▶ **DESCRIPTION OF THE TASK**
The line containing "const yTicks = [0, 100000, 200000, 300000, 400000, 500000];" marks the end: extract everything from the first line of the data through that line, exactly, with no pictures.
start DATA EXTRACT
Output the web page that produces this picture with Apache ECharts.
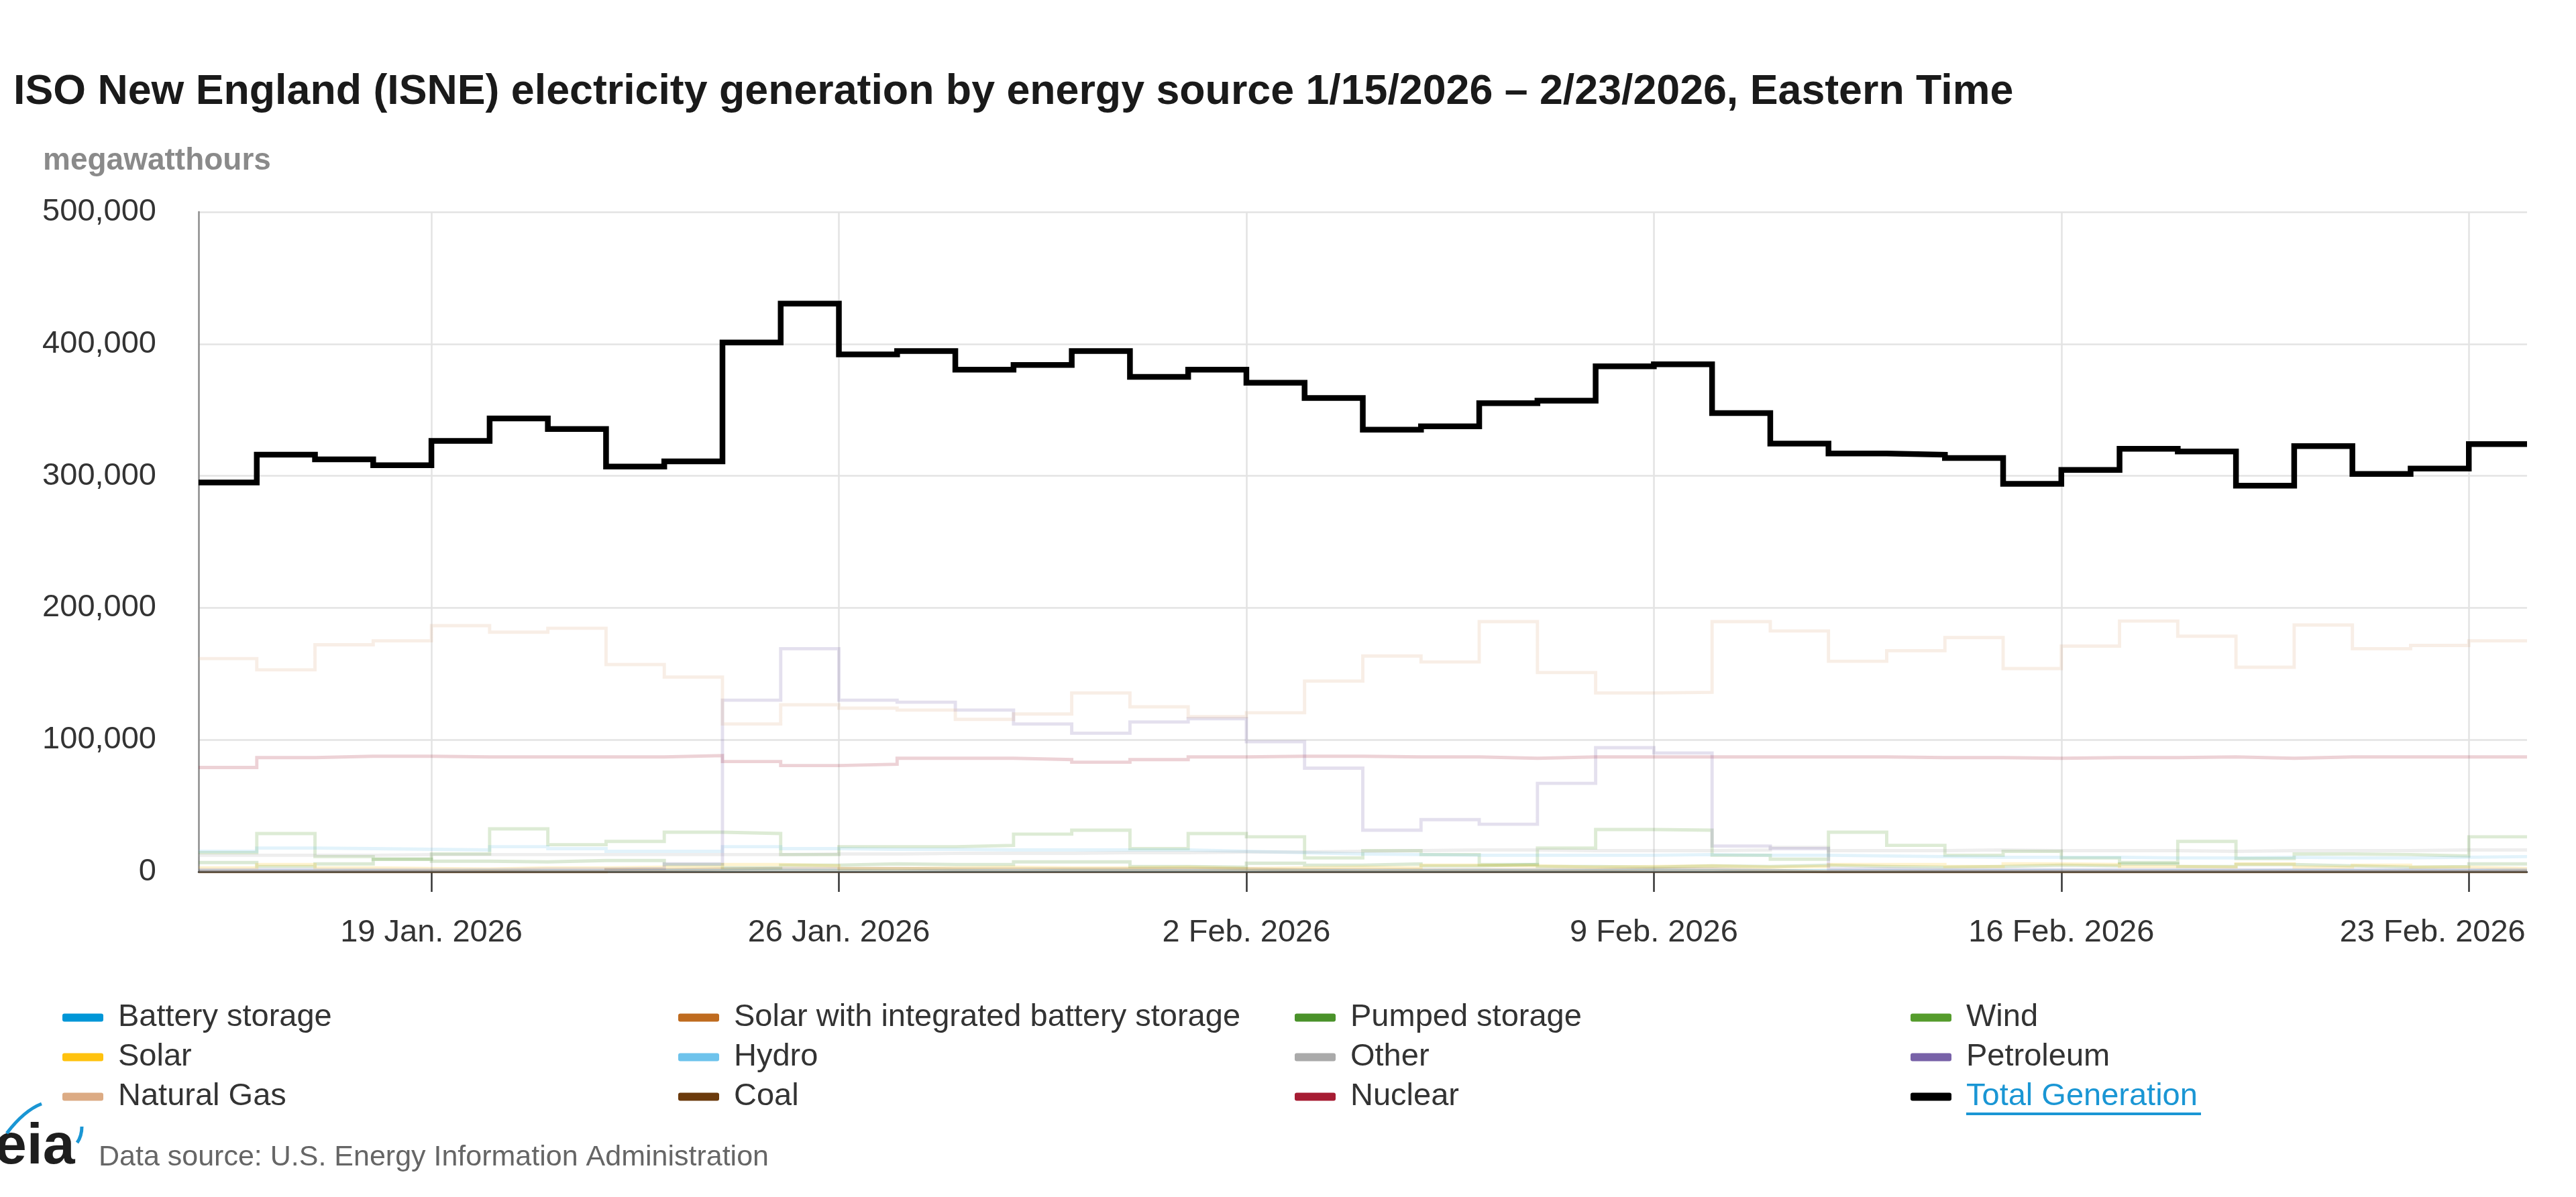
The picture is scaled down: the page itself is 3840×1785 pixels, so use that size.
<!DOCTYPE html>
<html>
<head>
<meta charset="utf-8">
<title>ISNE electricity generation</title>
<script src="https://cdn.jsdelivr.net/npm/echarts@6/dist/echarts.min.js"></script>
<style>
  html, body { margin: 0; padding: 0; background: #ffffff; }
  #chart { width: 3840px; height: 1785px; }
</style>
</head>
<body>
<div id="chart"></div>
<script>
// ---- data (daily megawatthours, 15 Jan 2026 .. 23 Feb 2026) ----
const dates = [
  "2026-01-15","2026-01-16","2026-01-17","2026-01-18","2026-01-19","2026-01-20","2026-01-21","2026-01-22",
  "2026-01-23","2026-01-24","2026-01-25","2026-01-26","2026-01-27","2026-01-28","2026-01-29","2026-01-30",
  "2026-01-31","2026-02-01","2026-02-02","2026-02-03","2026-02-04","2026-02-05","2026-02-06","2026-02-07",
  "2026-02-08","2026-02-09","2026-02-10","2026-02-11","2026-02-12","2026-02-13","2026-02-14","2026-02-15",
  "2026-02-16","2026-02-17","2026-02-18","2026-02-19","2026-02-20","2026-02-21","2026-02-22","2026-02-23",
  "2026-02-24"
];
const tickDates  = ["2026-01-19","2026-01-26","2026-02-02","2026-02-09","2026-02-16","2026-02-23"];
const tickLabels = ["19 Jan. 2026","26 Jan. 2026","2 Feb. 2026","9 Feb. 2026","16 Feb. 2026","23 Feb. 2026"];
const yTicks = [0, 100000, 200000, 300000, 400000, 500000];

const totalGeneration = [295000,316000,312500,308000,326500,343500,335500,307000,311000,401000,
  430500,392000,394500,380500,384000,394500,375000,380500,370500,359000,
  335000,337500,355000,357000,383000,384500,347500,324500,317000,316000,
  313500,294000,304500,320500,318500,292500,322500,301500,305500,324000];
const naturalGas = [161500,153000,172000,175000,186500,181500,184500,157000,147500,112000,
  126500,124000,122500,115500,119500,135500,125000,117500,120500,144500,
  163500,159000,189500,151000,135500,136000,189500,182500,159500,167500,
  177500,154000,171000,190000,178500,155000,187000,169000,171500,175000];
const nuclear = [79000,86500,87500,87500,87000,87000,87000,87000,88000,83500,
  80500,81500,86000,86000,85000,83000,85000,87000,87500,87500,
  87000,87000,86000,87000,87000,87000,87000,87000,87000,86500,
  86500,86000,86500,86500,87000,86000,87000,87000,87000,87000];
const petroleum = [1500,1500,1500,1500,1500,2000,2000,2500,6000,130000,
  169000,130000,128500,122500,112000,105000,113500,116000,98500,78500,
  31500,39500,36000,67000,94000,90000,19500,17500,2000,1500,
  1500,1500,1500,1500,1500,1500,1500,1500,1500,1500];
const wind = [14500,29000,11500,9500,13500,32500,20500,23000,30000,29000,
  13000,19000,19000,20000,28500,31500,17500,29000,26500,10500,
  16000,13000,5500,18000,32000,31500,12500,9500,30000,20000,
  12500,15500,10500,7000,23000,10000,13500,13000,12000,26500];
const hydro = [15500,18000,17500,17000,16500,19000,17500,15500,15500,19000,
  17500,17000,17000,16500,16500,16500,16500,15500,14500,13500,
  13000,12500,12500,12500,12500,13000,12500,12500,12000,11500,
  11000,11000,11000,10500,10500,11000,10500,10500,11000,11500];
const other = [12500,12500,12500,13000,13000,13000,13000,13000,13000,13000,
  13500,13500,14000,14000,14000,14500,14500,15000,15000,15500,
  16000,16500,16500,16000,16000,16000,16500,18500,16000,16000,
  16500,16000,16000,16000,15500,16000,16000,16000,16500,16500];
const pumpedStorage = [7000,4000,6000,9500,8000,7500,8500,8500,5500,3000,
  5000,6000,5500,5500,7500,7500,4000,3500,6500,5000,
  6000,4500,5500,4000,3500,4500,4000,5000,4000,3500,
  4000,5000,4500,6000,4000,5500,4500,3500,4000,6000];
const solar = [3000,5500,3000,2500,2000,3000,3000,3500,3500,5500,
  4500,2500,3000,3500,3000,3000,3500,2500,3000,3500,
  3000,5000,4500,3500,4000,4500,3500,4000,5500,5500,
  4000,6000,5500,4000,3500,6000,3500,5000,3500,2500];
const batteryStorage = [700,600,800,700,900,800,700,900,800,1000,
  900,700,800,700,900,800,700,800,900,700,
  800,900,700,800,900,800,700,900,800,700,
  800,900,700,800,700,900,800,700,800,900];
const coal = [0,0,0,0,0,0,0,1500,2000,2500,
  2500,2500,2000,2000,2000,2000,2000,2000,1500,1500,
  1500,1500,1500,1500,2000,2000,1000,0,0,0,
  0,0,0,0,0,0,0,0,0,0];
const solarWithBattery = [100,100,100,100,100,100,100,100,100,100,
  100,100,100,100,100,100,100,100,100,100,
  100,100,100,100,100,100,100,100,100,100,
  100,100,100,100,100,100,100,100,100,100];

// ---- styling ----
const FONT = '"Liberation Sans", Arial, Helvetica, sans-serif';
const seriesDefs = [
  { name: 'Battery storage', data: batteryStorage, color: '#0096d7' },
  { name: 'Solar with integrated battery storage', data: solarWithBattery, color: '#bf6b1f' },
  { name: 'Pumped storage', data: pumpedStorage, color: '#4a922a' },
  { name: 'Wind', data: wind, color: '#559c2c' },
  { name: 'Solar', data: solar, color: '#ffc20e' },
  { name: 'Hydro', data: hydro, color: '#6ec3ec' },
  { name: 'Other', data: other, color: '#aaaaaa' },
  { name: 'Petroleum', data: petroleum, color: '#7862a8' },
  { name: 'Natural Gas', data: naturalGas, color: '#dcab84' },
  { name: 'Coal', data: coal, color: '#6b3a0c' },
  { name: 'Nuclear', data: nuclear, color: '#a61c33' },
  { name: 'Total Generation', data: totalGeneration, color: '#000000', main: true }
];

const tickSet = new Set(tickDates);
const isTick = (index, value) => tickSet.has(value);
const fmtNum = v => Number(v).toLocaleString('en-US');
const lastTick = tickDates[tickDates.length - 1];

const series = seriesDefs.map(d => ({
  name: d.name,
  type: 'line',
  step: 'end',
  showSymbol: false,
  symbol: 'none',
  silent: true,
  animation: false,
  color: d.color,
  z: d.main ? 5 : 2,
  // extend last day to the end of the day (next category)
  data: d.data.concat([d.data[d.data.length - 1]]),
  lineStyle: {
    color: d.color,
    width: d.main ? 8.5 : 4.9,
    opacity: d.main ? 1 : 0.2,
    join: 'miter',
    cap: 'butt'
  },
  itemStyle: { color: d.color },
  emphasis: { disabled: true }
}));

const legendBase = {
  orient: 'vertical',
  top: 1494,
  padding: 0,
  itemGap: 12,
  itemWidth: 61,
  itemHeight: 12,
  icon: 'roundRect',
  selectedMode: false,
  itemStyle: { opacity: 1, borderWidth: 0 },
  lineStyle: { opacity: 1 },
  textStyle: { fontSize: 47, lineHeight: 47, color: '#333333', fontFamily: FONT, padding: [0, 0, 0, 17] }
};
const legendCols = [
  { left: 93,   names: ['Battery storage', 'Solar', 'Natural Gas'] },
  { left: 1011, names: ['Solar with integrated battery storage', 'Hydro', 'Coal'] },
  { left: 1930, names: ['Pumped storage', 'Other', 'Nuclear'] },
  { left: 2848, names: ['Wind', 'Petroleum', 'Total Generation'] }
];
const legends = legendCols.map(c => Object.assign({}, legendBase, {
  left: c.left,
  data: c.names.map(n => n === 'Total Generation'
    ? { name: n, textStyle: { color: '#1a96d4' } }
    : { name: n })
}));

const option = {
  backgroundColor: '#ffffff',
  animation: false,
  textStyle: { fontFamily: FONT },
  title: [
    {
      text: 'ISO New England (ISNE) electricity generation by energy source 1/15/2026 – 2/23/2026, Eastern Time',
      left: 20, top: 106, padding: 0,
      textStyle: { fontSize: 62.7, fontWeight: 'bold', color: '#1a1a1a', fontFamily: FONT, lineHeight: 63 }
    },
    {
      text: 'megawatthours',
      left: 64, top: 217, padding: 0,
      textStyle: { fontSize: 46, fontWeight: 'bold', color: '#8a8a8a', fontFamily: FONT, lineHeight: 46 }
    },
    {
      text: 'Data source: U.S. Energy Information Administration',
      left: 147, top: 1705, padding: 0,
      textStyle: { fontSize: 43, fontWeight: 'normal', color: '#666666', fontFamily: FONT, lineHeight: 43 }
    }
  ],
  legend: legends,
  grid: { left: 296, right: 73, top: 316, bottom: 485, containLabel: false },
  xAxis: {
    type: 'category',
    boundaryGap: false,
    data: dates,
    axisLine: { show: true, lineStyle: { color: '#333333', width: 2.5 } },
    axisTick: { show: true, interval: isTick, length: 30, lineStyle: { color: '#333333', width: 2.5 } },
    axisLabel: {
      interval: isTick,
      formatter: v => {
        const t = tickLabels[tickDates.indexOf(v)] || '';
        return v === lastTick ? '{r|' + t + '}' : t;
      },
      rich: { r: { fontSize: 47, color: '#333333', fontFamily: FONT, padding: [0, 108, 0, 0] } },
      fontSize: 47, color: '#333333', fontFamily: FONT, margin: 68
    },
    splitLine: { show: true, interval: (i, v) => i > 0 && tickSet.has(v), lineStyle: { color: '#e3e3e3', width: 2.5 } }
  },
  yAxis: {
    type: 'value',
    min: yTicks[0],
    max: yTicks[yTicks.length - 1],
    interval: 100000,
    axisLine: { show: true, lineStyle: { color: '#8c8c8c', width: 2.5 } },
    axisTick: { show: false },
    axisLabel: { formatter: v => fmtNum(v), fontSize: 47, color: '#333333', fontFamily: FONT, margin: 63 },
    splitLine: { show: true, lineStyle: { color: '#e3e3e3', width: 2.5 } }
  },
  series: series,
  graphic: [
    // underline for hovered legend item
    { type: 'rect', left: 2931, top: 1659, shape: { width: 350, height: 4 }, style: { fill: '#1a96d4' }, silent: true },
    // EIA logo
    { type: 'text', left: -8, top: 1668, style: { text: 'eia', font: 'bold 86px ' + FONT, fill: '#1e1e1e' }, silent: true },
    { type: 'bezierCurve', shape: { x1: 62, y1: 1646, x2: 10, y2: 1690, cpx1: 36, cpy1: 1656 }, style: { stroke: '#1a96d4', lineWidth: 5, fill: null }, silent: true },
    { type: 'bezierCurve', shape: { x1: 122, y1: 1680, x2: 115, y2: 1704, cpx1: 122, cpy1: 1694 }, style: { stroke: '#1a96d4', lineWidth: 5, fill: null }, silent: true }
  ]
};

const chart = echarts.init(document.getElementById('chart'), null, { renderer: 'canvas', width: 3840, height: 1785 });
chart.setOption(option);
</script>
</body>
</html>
end DATA EXTRACT
▶ **REPLY**
Output the web page that produces this picture with Apache ECharts.
The picture is scaled down: the page itself is 3840×1785 pixels, so use that size.
<!DOCTYPE html>
<html>
<head>
<meta charset="utf-8">
<title>ISNE electricity generation</title>
<script src="https://cdn.jsdelivr.net/npm/echarts@6/dist/echarts.min.js"></script>
<style>
  html, body { margin: 0; padding: 0; background: #ffffff; }
  #chart { width: 3840px; height: 1785px; }
</style>
</head>
<body>
<div id="chart"></div>
<script>
// ---- data (daily megawatthours, 15 Jan 2026 .. 23 Feb 2026) ----
const dates = [
  "2026-01-15","2026-01-16","2026-01-17","2026-01-18","2026-01-19","2026-01-20","2026-01-21","2026-01-22",
  "2026-01-23","2026-01-24","2026-01-25","2026-01-26","2026-01-27","2026-01-28","2026-01-29","2026-01-30",
  "2026-01-31","2026-02-01","2026-02-02","2026-02-03","2026-02-04","2026-02-05","2026-02-06","2026-02-07",
  "2026-02-08","2026-02-09","2026-02-10","2026-02-11","2026-02-12","2026-02-13","2026-02-14","2026-02-15",
  "2026-02-16","2026-02-17","2026-02-18","2026-02-19","2026-02-20","2026-02-21","2026-02-22","2026-02-23",
  "2026-02-24"
];
const tickDates  = ["2026-01-19","2026-01-26","2026-02-02","2026-02-09","2026-02-16","2026-02-23"];
const tickLabels = ["19 Jan. 2026","26 Jan. 2026","2 Feb. 2026","9 Feb. 2026","16 Feb. 2026","23 Feb. 2026"];
const yTicks = [0, 100000, 200000, 300000, 400000, 500000];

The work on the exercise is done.